We spent our days in Ping-An doing short walks around the area. The area is stunning with the hills landscaped into perfect contour lines for terraced rice fields over many centuries – very green with some strands of bamboo here and there on the hill-sides. The villages are really charming with dark wooden houses and bright yellow corn cobs or red chillies lying out to dry everywhere. Ping-An has a bit of tourist development, and sees some day-trips from Guilin, but another village a little further (called Longji like the area) is completely traditional. As we walked through there we were met by some really cute kids who wanted to look at every single photo we had in our camera.
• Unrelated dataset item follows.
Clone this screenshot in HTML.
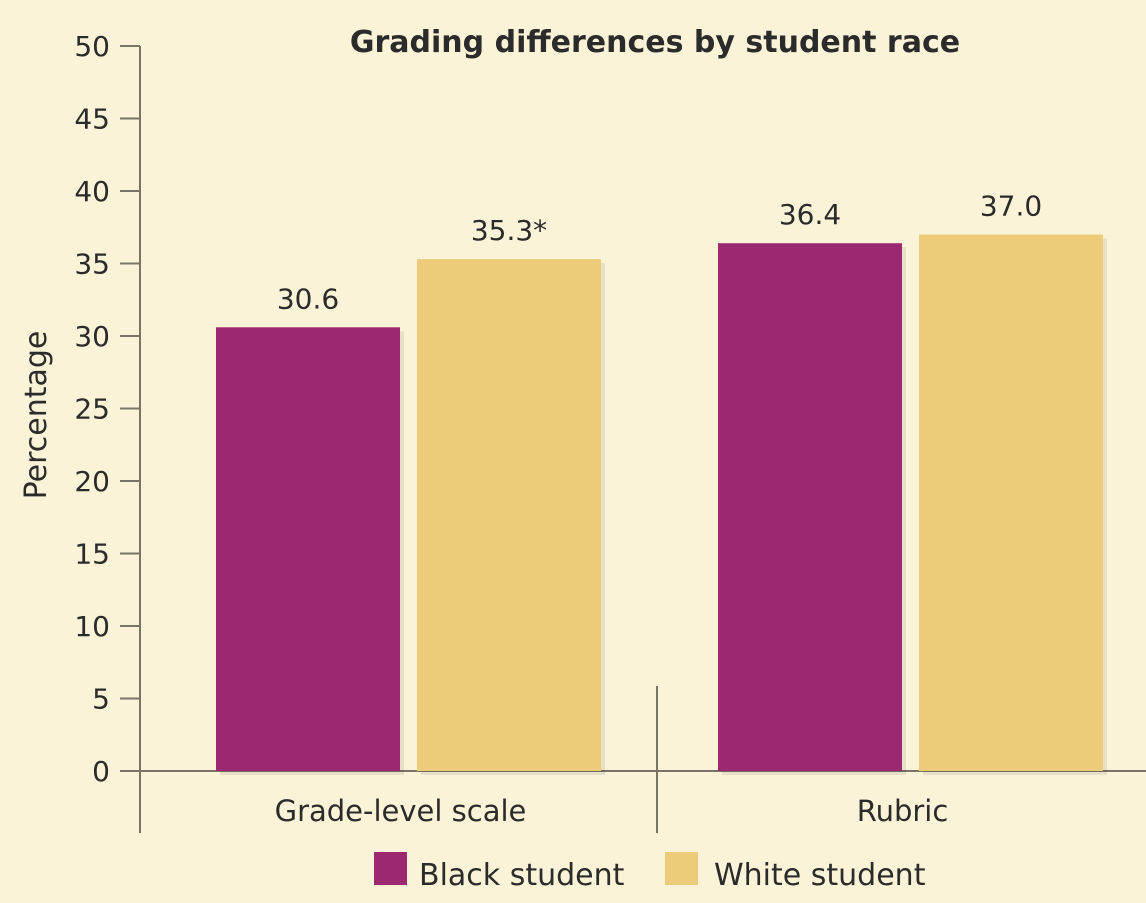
<!DOCTYPE html>
<html><head><meta charset="utf-8"><style>
html,body{margin:0;padding:0;background:#fbf3d7;}
svg{display:block;}
text{font-family:"DejaVu Sans","Liberation Sans",sans-serif;fill:#2b2b2b;}
</style></head><body>
<svg id="chart" width="1146" height="903">
<rect width="1146" height="903" fill="#fbf3d7"/>
<text x="655" y="52" font-size="30" font-weight="bold" text-anchor="middle">Grading differences by student race</text>
<text transform="translate(46,415) rotate(-90)" font-size="30" text-anchor="middle">Percentage</text>
<g id="axes"></g>
<g id="bars"></g>
<g>
<rect x="374" y="852" width="33" height="33" fill="#9c2870"/>
<text x="419" y="885" font-size="30">Black student</text>
<rect x="665" y="852" width="33" height="33" fill="#eecb78"/>
<text x="714" y="885" font-size="30">White student</text>
</g>
</svg>
<script>
const categories = ["Grade-level scale", "Rubric"];
const blackValues = [30.6, 36.4];
const whiteValues = [35.3, 37.0];
const blackLabels = ["30.6", "36.4"];
const whiteLabels = ["35.3*", "37.0"];
const yTicks = [0,5,10,15,20,25,30,35,40,45,50];

const NS = "http://www.w3.org/2000/svg";
const y0 = 771, yTop = 46, yMax = 50;
const yScale = v => y0 - (v / yMax) * (y0 - yTop);
const groupLeft = [216, 718];
const barW = 184, gap = 17;
function mk(tag, attrs, parent, txt){
  const e = document.createElementNS(NS, tag);
  for (const k in attrs) e.setAttribute(k, attrs[k]);
  if (txt !== undefined) e.textContent = txt;
  parent.appendChild(e); return e;
}
const axes = document.getElementById('axes');
const bars = document.getElementById('bars');
const stroke = "#7a7466";
yTicks.forEach(t => {
  const y = yScale(t);
  const tk = mk('line', {x1:120, x2:140, y1:y, y2:y, stroke:stroke, 'stroke-width':2}, axes);
  
  
  const lb = mk('text', {x:110, y:y+10, 'font-size':28, 'text-anchor':'end'}, axes, String(t));
  
  
});
const ya = mk('line', {x1:140, x2:140, y1:46, y2:833, stroke:stroke, 'stroke-width':2}, axes);


const sep = mk('line', {x1:657, x2:657, y1:686, y2:833, stroke:stroke, 'stroke-width':2}, axes);



categories.forEach((c, i) => {
  const bx = groupLeft[i], wx = bx + barW + gap;
  [[bx, blackValues[i], blackLabels[i], '#9c2870', 'bar-black-'], [wx, whiteValues[i], whiteLabels[i], '#eecb78', 'bar-white-']].forEach(d => {
    const top = yScale(d[1]);
    const sh = mk('rect', {x:d[0]+4, y:top+4, width:barW, height:y0-top, fill:'#000', opacity:0.08}, bars);
    
    
    const r = mk('rect', {x:d[0], y:top, width:barW, height:y0-top, fill:d[3]}, bars);
    
    
    const t = mk('text', {x:d[0]+barW/2, y:top-19, 'font-size':28, 'text-anchor':'middle'}, bars, d[2]);
    
    
  });
  const cl = mk('text', {x:bx + barW + gap/2 - 8, y:821, 'font-size':29, 'text-anchor':'middle'}, bars, c);
  
  
});
const xa = mk('line', {x1:120, x2:1146, y1:y0, y2:y0, stroke:stroke, 'stroke-width':2}, axes);


</script>
</body></html>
From Longji we headed back to Guilin to catch a bus back to Hong Kong and spend a couple nights in Macau before flying to Japan. We spent a few hours idling in Guilin before the bus, walking around town and checking out the restaurants with live animals, bamboo rats and turtles, in cages waiting outside. The night-bus to Hong Kong was a new experience also – actually had real bunk beds inside it in three rows…though of course the beds were about 10cm shorter than I am..one of the few times Edel slept better than me on a bus.